* Provided information *

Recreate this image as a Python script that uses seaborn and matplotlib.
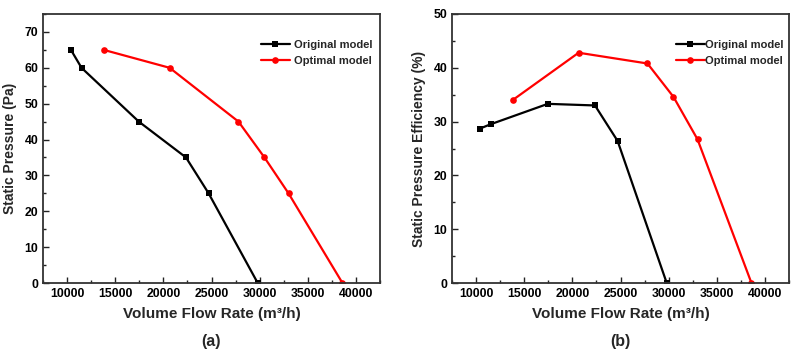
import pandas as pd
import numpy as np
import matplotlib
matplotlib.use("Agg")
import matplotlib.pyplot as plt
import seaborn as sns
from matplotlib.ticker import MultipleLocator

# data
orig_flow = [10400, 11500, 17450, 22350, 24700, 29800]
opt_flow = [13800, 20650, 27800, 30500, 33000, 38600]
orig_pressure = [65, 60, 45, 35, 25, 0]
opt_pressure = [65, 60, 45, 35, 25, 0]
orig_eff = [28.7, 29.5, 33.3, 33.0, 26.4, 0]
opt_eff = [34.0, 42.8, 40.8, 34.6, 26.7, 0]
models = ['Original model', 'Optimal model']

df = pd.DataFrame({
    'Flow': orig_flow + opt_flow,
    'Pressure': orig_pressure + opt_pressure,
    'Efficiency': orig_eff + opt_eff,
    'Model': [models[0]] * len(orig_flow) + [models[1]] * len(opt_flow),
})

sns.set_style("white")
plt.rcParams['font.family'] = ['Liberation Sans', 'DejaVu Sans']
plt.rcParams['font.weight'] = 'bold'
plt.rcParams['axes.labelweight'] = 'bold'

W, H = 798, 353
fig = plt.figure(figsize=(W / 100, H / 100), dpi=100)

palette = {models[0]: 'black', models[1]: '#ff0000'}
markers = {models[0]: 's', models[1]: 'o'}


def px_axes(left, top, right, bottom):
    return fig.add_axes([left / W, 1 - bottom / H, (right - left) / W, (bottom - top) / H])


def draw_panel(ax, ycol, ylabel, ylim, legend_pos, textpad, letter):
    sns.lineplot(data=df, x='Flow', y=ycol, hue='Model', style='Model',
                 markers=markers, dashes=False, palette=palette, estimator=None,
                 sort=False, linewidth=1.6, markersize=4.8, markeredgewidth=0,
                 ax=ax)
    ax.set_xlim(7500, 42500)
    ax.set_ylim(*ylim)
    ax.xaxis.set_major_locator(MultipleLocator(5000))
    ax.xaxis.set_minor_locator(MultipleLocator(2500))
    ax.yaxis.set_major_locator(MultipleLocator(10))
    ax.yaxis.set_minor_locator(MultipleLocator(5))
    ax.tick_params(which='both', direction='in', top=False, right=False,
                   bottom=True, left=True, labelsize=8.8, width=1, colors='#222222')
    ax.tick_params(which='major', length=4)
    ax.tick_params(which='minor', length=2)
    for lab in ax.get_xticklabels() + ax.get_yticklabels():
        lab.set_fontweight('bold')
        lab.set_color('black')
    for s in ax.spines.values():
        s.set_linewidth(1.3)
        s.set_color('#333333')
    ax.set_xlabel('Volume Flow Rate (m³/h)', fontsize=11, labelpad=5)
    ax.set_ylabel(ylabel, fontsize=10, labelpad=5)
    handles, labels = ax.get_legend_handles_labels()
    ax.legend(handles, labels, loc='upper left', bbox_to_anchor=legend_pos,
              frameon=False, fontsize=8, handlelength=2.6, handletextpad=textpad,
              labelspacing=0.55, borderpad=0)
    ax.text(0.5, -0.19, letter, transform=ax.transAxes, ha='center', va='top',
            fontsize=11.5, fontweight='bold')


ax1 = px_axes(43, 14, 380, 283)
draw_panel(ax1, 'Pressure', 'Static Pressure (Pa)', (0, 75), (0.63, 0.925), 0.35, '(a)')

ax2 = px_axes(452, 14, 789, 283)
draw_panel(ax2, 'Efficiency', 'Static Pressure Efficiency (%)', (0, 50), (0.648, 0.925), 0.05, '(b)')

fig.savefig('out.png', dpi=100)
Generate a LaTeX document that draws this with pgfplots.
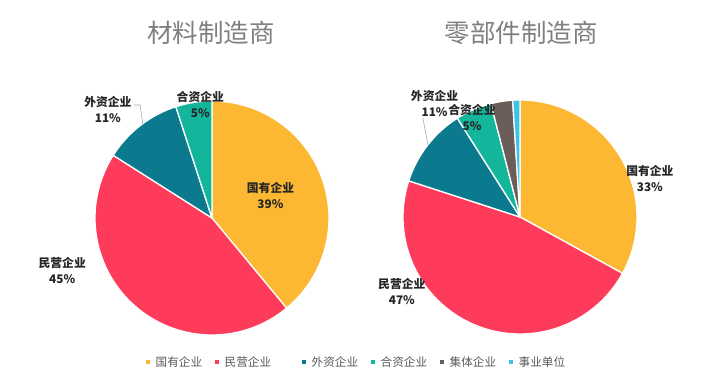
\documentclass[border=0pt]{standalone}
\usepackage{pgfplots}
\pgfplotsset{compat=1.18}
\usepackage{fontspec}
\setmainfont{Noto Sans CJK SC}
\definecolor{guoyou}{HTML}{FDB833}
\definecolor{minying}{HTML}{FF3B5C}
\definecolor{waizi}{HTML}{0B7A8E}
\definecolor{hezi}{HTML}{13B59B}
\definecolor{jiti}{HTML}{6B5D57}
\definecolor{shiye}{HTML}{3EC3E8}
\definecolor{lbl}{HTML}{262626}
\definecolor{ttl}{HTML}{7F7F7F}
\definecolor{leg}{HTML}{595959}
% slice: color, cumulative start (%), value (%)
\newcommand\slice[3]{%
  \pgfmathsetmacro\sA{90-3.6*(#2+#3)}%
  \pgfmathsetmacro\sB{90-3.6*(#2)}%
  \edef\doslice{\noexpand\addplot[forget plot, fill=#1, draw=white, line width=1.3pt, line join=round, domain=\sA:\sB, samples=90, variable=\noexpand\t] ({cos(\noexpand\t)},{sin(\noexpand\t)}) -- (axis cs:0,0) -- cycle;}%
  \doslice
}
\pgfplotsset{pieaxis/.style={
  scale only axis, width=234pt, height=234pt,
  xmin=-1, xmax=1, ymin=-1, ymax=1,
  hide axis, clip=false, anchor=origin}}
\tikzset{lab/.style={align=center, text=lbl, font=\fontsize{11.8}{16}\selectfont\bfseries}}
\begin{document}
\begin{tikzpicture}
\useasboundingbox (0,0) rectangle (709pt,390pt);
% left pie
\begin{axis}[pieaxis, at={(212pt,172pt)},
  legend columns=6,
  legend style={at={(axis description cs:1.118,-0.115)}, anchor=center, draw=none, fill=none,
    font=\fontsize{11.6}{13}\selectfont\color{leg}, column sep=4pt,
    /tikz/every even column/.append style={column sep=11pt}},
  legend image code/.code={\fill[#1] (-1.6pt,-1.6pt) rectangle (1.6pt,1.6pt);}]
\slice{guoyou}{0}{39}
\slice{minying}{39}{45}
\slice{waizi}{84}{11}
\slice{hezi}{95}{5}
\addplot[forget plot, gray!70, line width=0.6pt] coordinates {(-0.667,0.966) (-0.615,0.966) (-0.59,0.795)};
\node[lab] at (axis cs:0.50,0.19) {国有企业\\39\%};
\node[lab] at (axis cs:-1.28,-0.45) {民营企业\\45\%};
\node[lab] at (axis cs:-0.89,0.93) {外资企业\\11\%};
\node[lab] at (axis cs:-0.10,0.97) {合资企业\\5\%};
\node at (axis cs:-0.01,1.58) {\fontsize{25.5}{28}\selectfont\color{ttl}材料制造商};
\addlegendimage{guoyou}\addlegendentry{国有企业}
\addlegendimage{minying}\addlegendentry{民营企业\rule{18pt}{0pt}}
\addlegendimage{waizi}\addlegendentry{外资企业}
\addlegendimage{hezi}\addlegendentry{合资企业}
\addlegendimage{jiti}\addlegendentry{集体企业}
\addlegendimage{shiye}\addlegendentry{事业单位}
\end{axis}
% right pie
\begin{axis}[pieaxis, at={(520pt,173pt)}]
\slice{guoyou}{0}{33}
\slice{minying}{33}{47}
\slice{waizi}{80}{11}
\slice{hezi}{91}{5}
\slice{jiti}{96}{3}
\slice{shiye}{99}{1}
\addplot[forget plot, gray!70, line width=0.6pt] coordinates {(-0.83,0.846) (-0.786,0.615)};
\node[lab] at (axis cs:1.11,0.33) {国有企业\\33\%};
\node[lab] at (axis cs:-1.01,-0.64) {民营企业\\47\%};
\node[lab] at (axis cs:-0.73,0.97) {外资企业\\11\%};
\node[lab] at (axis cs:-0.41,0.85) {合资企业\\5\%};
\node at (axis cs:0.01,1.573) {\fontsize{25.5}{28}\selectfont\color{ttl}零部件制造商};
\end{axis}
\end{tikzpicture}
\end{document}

* Your goal *
Above are records with pictures; repeat the records exactly and leave the pictures out.

* Response *
Recreate this image as a Python script that uses seaborn and matplotlib.
import pandas as pd
import numpy as np
import matplotlib
matplotlib.use("Agg")
import matplotlib.pyplot as plt
import seaborn as sns
from matplotlib.ticker import MultipleLocator

# data
orig_flow = [10400, 11500, 17450, 22350, 24700, 29800]
opt_flow = [13800, 20650, 27800, 30500, 33000, 38600]
orig_pressure = [65, 60, 45, 35, 25, 0]
opt_pressure = [65, 60, 45, 35, 25, 0]
orig_eff = [28.7, 29.5, 33.3, 33.0, 26.4, 0]
opt_eff = [34.0, 42.8, 40.8, 34.6, 26.7, 0]
models = ['Original model', 'Optimal model']

df = pd.DataFrame({
    'Flow': orig_flow + opt_flow,
    'Pressure': orig_pressure + opt_pressure,
    'Efficiency': orig_eff + opt_eff,
    'Model': [models[0]] * len(orig_flow) + [models[1]] * len(opt_flow),
})

sns.set_style("white")
plt.rcParams['font.family'] = ['Liberation Sans', 'DejaVu Sans']
plt.rcParams['font.weight'] = 'bold'
plt.rcParams['axes.labelweight'] = 'bold'

W, H = 798, 353
fig = plt.figure(figsize=(W / 100, H / 100), dpi=100)

palette = {models[0]: 'black', models[1]: '#ff0000'}
markers = {models[0]: 's', models[1]: 'o'}


def px_axes(left, top, right, bottom):
    return fig.add_axes([left / W, 1 - bottom / H, (right - left) / W, (bottom - top) / H])


def draw_panel(ax, ycol, ylabel, ylim, legend_pos, textpad, letter):
    sns.lineplot(data=df, x='Flow', y=ycol, hue='Model', style='Model',
                 markers=markers, dashes=False, palette=palette, estimator=None,
                 sort=False, linewidth=1.6, markersize=4.8, markeredgewidth=0,
                 ax=ax)
    ax.set_xlim(7500, 42500)
    ax.set_ylim(*ylim)
    ax.xaxis.set_major_locator(MultipleLocator(5000))
    ax.xaxis.set_minor_locator(MultipleLocator(2500))
    ax.yaxis.set_major_locator(MultipleLocator(10))
    ax.yaxis.set_minor_locator(MultipleLocator(5))
    ax.tick_params(which='both', direction='in', top=False, right=False,
                   bottom=True, left=True, labelsize=8.8, width=1, colors='#222222')
    ax.tick_params(which='major', length=4)
    ax.tick_params(which='minor', length=2)
    for lab in ax.get_xticklabels() + ax.get_yticklabels():
        lab.set_fontweight('bold')
        lab.set_color('black')
    for s in ax.spines.values():
        s.set_linewidth(1.3)
        s.set_color('#333333')
    ax.set_xlabel('Volume Flow Rate (m³/h)', fontsize=11, labelpad=5)
    ax.set_ylabel(ylabel, fontsize=10, labelpad=5)
    handles, labels = ax.get_legend_handles_labels()
    ax.legend(handles, labels, loc='upper left', bbox_to_anchor=legend_pos,
              frameon=False, fontsize=8, handlelength=2.6, handletextpad=textpad,
              labelspacing=0.55, borderpad=0)
    ax.text(0.5, -0.19, letter, transform=ax.transAxes, ha='center', va='top',
            fontsize=11.5, fontweight='bold')


ax1 = px_axes(43, 14, 380, 283)
draw_panel(ax1, 'Pressure', 'Static Pressure (Pa)', (0, 75), (0.63, 0.925), 0.35, '(a)')

ax2 = px_axes(452, 14, 789, 283)
draw_panel(ax2, 'Efficiency', 'Static Pressure Efficiency (%)', (0, 50), (0.648, 0.925), 0.05, '(b)')

fig.savefig('out.png', dpi=100)
Generate a LaTeX document that draws this with pgfplots.
\documentclass[border=0pt]{standalone}
\usepackage{pgfplots}
\pgfplotsset{compat=1.18}
\usepackage{fontspec}
\setmainfont{Noto Sans CJK SC}
\definecolor{guoyou}{HTML}{FDB833}
\definecolor{minying}{HTML}{FF3B5C}
\definecolor{waizi}{HTML}{0B7A8E}
\definecolor{hezi}{HTML}{13B59B}
\definecolor{jiti}{HTML}{6B5D57}
\definecolor{shiye}{HTML}{3EC3E8}
\definecolor{lbl}{HTML}{262626}
\definecolor{ttl}{HTML}{7F7F7F}
\definecolor{leg}{HTML}{595959}
% slice: color, cumulative start (%), value (%)
\newcommand\slice[3]{%
  \pgfmathsetmacro\sA{90-3.6*(#2+#3)}%
  \pgfmathsetmacro\sB{90-3.6*(#2)}%
  \edef\doslice{\noexpand\addplot[forget plot, fill=#1, draw=white, line width=1.3pt, line join=round, domain=\sA:\sB, samples=90, variable=\noexpand\t] ({cos(\noexpand\t)},{sin(\noexpand\t)}) -- (axis cs:0,0) -- cycle;}%
  \doslice
}
\pgfplotsset{pieaxis/.style={
  scale only axis, width=234pt, height=234pt,
  xmin=-1, xmax=1, ymin=-1, ymax=1,
  hide axis, clip=false, anchor=origin}}
\tikzset{lab/.style={align=center, text=lbl, font=\fontsize{11.8}{16}\selectfont\bfseries}}
\begin{document}
\begin{tikzpicture}
\useasboundingbox (0,0) rectangle (709pt,390pt);
% left pie
\begin{axis}[pieaxis, at={(212pt,172pt)},
  legend columns=6,
  legend style={at={(axis description cs:1.118,-0.115)}, anchor=center, draw=none, fill=none,
    font=\fontsize{11.6}{13}\selectfont\color{leg}, column sep=4pt,
    /tikz/every even column/.append style={column sep=11pt}},
  legend image code/.code={\fill[#1] (-1.6pt,-1.6pt) rectangle (1.6pt,1.6pt);}]
\slice{guoyou}{0}{39}
\slice{minying}{39}{45}
\slice{waizi}{84}{11}
\slice{hezi}{95}{5}
\addplot[forget plot, gray!70, line width=0.6pt] coordinates {(-0.667,0.966) (-0.615,0.966) (-0.59,0.795)};
\node[lab] at (axis cs:0.50,0.19) {国有企业\\39\%};
\node[lab] at (axis cs:-1.28,-0.45) {民营企业\\45\%};
\node[lab] at (axis cs:-0.89,0.93) {外资企业\\11\%};
\node[lab] at (axis cs:-0.10,0.97) {合资企业\\5\%};
\node at (axis cs:-0.01,1.58) {\fontsize{25.5}{28}\selectfont\color{ttl}材料制造商};
\addlegendimage{guoyou}\addlegendentry{国有企业}
\addlegendimage{minying}\addlegendentry{民营企业\rule{18pt}{0pt}}
\addlegendimage{waizi}\addlegendentry{外资企业}
\addlegendimage{hezi}\addlegendentry{合资企业}
\addlegendimage{jiti}\addlegendentry{集体企业}
\addlegendimage{shiye}\addlegendentry{事业单位}
\end{axis}
% right pie
\begin{axis}[pieaxis, at={(520pt,173pt)}]
\slice{guoyou}{0}{33}
\slice{minying}{33}{47}
\slice{waizi}{80}{11}
\slice{hezi}{91}{5}
\slice{jiti}{96}{3}
\slice{shiye}{99}{1}
\addplot[forget plot, gray!70, line width=0.6pt] coordinates {(-0.83,0.846) (-0.786,0.615)};
\node[lab] at (axis cs:1.11,0.33) {国有企业\\33\%};
\node[lab] at (axis cs:-1.01,-0.64) {民营企业\\47\%};
\node[lab] at (axis cs:-0.73,0.97) {外资企业\\11\%};
\node[lab] at (axis cs:-0.41,0.85) {合资企业\\5\%};
\node at (axis cs:0.01,1.573) {\fontsize{25.5}{28}\selectfont\color{ttl}零部件制造商};
\end{axis}
\end{tikzpicture}
\end{document}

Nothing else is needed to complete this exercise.